The listing below begins with the first line you should copy; stop after the line containing "const chart = echarts.init(document.getElementById('chart'));", and drop every picture.
************
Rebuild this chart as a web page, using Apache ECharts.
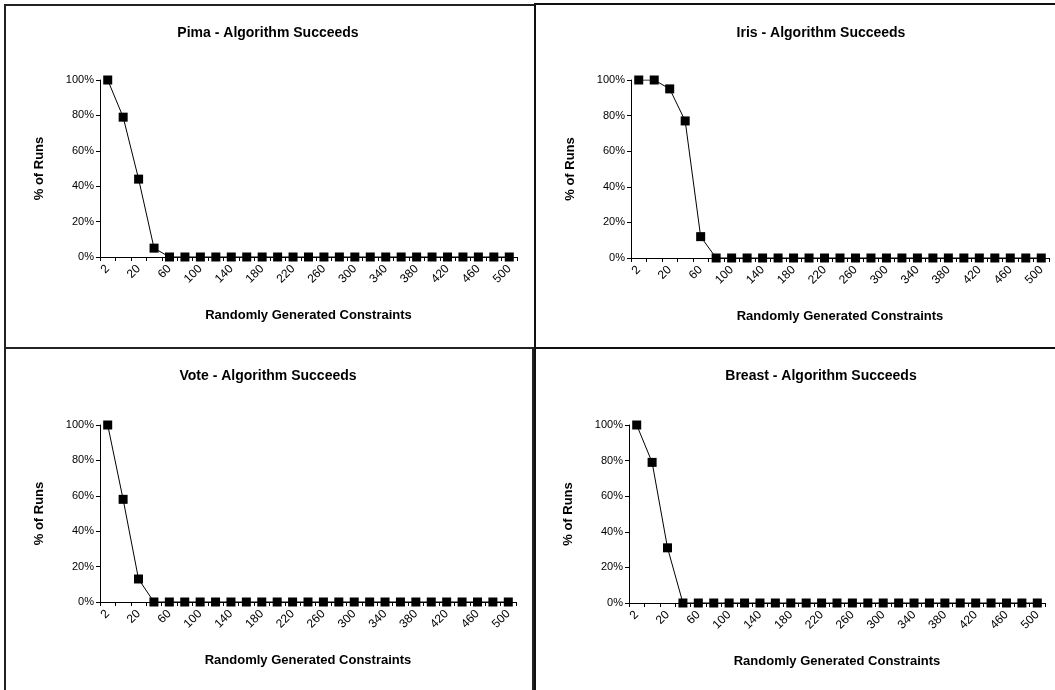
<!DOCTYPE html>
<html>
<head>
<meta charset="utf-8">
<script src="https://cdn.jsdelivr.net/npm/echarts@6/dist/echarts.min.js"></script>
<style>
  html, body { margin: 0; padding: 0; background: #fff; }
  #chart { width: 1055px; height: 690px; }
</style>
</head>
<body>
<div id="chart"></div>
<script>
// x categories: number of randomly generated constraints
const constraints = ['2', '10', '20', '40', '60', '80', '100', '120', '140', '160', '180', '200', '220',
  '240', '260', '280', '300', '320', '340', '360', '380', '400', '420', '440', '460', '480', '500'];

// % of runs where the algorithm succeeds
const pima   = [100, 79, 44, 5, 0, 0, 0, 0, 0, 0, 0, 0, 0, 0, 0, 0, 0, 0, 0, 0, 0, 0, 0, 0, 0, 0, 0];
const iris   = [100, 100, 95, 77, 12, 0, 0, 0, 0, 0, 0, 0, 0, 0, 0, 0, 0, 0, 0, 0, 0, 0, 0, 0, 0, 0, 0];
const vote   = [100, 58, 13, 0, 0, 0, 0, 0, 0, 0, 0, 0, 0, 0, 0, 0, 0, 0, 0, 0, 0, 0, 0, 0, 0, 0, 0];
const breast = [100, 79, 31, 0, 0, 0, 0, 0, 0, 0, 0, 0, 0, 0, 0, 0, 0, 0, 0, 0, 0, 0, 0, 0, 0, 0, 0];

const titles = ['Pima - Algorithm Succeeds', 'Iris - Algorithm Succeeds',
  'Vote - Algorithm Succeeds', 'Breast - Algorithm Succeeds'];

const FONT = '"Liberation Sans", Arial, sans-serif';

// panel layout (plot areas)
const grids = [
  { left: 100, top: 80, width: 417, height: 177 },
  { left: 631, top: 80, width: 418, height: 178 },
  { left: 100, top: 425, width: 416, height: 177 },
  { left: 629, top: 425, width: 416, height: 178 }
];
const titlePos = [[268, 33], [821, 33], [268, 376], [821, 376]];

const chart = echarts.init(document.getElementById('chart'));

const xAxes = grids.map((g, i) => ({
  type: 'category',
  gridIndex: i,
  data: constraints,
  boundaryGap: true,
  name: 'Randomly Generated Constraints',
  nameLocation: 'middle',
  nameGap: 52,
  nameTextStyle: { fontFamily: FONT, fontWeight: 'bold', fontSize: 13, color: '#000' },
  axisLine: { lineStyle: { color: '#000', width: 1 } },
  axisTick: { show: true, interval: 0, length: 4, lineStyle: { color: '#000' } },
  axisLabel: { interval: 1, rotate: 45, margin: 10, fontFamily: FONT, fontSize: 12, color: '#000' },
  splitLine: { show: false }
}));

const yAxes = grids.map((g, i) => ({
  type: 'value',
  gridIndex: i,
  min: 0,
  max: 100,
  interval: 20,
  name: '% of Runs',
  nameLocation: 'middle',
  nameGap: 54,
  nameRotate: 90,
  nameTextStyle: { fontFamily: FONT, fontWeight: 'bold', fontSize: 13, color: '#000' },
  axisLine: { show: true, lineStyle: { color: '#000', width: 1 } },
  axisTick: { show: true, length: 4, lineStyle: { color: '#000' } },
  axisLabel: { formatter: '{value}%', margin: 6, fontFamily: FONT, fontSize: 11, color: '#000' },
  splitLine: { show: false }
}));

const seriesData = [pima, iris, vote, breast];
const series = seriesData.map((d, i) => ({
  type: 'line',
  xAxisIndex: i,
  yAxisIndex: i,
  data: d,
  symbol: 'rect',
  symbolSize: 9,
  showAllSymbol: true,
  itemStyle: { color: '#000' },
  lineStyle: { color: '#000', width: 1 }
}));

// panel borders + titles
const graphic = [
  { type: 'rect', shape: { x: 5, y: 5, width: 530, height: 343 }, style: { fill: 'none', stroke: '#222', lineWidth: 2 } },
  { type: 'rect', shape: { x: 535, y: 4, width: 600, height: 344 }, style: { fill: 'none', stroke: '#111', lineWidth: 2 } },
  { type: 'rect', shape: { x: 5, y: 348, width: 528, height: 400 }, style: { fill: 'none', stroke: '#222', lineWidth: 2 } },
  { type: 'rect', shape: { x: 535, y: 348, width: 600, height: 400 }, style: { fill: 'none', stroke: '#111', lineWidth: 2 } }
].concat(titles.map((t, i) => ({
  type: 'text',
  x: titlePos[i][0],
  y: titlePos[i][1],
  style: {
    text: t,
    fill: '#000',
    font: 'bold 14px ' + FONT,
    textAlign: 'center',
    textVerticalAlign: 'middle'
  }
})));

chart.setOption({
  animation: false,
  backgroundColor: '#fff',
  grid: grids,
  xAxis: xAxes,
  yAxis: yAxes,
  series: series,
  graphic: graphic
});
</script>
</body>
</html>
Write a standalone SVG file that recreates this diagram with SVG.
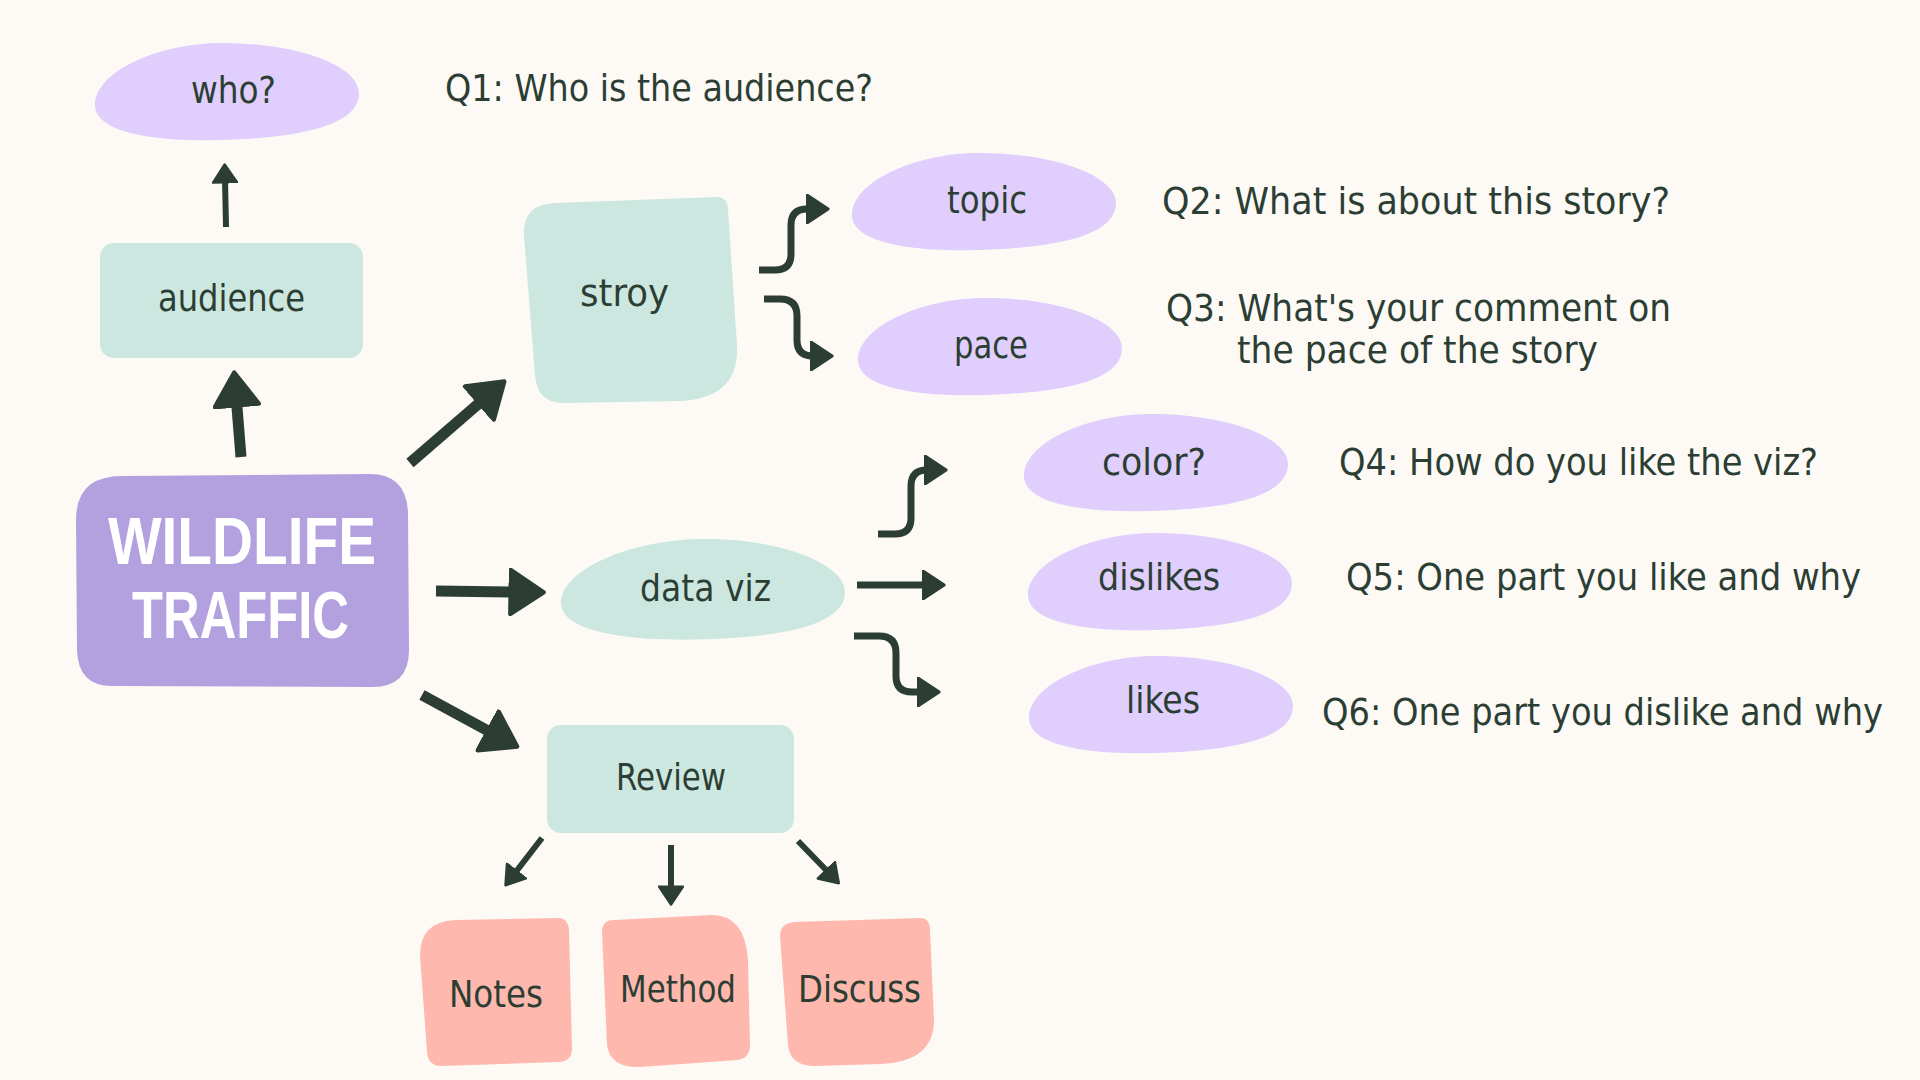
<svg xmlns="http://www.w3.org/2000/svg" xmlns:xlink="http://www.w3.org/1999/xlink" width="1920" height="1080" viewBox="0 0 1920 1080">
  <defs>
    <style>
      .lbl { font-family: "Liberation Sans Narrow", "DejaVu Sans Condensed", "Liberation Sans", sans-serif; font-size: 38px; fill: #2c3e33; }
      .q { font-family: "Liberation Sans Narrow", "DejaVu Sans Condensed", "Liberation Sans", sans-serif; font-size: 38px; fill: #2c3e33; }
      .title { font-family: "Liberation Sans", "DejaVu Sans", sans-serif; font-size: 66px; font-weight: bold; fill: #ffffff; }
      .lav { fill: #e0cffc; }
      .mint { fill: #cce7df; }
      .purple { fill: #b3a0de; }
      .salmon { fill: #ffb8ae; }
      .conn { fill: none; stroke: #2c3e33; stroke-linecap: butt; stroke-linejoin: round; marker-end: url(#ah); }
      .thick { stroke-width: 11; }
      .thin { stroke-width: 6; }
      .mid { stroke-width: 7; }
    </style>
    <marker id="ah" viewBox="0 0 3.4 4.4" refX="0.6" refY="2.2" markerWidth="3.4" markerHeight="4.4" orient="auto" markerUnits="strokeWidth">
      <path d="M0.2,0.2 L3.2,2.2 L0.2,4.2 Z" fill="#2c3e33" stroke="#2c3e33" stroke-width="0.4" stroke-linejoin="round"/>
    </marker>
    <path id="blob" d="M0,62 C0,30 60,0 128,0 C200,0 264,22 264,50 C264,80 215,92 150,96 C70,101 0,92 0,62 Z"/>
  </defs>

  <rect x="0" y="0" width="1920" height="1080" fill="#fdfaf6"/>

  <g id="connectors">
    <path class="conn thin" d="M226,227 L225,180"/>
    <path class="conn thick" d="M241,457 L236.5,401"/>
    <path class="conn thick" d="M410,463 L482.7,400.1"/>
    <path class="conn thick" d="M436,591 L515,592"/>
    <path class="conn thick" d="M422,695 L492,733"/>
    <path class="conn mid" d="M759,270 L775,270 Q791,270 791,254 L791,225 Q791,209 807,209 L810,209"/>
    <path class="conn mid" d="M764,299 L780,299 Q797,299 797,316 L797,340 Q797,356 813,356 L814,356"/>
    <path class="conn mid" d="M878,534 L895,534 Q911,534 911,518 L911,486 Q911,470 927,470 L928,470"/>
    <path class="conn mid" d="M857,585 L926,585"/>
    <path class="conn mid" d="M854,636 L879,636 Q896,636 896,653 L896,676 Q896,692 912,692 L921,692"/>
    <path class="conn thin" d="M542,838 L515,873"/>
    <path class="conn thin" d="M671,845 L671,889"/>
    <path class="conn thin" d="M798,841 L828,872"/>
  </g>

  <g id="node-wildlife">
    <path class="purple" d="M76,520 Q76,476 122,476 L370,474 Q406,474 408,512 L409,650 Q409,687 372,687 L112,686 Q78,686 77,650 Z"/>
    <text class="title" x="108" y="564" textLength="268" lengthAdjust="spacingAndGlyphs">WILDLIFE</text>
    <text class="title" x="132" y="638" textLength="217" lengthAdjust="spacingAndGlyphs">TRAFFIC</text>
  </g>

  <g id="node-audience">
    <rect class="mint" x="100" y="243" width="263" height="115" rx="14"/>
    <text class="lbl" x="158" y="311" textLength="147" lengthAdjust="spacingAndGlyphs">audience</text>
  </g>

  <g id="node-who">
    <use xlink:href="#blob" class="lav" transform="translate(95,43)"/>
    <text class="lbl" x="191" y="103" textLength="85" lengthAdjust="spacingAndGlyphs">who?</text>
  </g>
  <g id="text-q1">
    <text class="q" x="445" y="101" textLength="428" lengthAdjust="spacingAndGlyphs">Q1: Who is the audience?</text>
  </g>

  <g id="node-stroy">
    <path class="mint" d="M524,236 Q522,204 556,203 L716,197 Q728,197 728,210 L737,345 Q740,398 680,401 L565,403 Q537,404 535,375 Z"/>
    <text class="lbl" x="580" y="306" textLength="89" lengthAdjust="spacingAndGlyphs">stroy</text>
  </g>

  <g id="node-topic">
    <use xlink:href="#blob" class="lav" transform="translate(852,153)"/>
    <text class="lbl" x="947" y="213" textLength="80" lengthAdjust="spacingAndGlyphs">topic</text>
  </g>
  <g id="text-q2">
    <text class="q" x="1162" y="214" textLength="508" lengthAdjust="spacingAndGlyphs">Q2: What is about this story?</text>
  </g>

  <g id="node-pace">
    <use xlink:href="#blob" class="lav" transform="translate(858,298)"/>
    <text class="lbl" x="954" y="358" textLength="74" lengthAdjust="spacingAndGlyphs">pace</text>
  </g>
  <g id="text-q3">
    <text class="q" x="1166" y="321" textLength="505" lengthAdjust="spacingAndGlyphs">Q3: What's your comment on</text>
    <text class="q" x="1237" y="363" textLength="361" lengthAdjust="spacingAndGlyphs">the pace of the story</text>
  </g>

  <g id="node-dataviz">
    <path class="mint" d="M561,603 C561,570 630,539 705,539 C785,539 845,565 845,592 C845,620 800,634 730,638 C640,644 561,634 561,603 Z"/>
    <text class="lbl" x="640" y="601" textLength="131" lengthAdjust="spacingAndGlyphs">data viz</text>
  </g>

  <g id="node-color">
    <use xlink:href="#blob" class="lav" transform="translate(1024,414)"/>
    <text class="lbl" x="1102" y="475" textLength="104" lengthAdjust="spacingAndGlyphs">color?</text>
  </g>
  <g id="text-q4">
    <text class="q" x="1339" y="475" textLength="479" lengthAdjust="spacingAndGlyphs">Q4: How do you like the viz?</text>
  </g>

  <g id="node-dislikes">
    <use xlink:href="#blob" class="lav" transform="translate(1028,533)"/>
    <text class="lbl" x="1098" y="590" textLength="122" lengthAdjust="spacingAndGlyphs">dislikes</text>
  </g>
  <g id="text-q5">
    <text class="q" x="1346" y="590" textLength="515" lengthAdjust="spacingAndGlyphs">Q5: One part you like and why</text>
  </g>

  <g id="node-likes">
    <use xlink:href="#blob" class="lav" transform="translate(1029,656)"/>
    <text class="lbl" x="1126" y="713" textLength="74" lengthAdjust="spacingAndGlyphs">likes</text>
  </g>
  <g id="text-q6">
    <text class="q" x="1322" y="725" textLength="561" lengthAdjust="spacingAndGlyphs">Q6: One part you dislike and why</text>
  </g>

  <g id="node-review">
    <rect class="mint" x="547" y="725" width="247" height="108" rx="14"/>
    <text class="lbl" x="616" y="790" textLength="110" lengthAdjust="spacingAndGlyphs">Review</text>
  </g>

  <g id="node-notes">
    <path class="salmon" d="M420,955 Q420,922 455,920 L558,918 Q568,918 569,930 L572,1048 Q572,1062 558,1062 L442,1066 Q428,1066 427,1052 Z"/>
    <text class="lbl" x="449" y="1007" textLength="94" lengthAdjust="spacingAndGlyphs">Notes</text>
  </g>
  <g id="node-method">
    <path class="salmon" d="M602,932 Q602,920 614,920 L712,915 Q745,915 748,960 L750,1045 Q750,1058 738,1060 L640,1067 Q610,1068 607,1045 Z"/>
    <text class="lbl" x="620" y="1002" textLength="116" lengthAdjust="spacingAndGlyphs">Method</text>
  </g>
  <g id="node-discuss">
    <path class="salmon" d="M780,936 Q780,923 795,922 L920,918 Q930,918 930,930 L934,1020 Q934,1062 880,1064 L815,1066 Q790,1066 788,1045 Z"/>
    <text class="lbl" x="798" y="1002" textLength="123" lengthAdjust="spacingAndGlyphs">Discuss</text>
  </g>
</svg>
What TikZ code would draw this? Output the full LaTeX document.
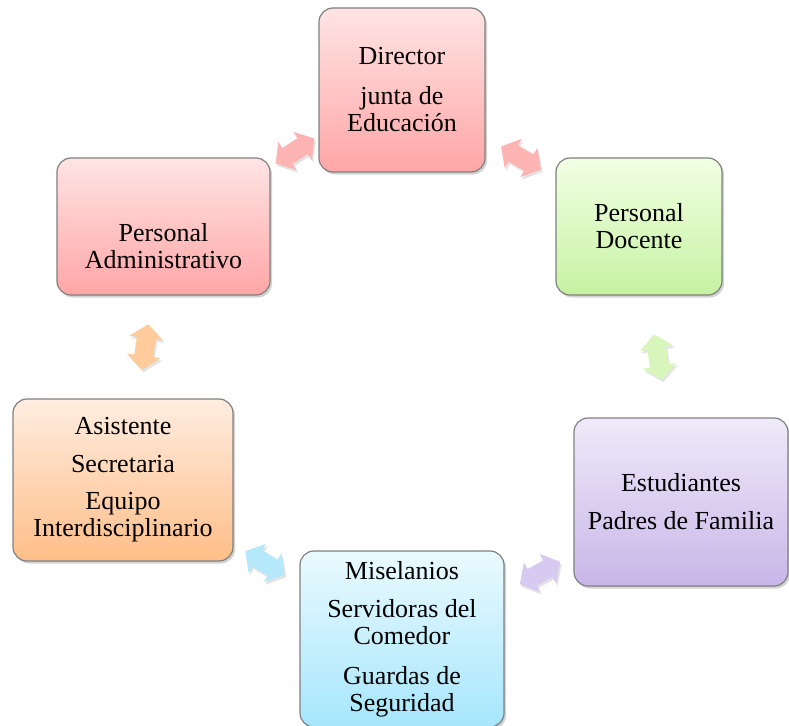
************
• FINAL ANSWER:
Rebuild this chart as a web page, using Apache ECharts.
<!DOCTYPE html>
<html>
<head>
<meta charset="utf-8">
<script src="https://cdn.jsdelivr.net/npm/echarts@6/dist/echarts.min.js"></script>
<style>
  html, body { margin: 0; padding: 0; background: #fff; }
  #chart { width: 1055px; height: 690px; }
</style>
</head>
<body>
<div id="chart"></div>
<script>
// x categories: number of randomly generated constraints
const constraints = ['2', '10', '20', '40', '60', '80', '100', '120', '140', '160', '180', '200', '220',
  '240', '260', '280', '300', '320', '340', '360', '380', '400', '420', '440', '460', '480', '500'];

// % of runs where the algorithm succeeds
const pima   = [100, 79, 44, 5, 0, 0, 0, 0, 0, 0, 0, 0, 0, 0, 0, 0, 0, 0, 0, 0, 0, 0, 0, 0, 0, 0, 0];
const iris   = [100, 100, 95, 77, 12, 0, 0, 0, 0, 0, 0, 0, 0, 0, 0, 0, 0, 0, 0, 0, 0, 0, 0, 0, 0, 0, 0];
const vote   = [100, 58, 13, 0, 0, 0, 0, 0, 0, 0, 0, 0, 0, 0, 0, 0, 0, 0, 0, 0, 0, 0, 0, 0, 0, 0, 0];
const breast = [100, 79, 31, 0, 0, 0, 0, 0, 0, 0, 0, 0, 0, 0, 0, 0, 0, 0, 0, 0, 0, 0, 0, 0, 0, 0, 0];

const titles = ['Pima - Algorithm Succeeds', 'Iris - Algorithm Succeeds',
  'Vote - Algorithm Succeeds', 'Breast - Algorithm Succeeds'];

const FONT = '"Liberation Sans", Arial, sans-serif';

// panel layout (plot areas)
const grids = [
  { left: 100, top: 80, width: 417, height: 177 },
  { left: 631, top: 80, width: 418, height: 178 },
  { left: 100, top: 425, width: 416, height: 177 },
  { left: 629, top: 425, width: 416, height: 178 }
];
const titlePos = [[268, 33], [821, 33], [268, 376], [821, 376]];

const chart = echarts.init(document.getElementById('chart'));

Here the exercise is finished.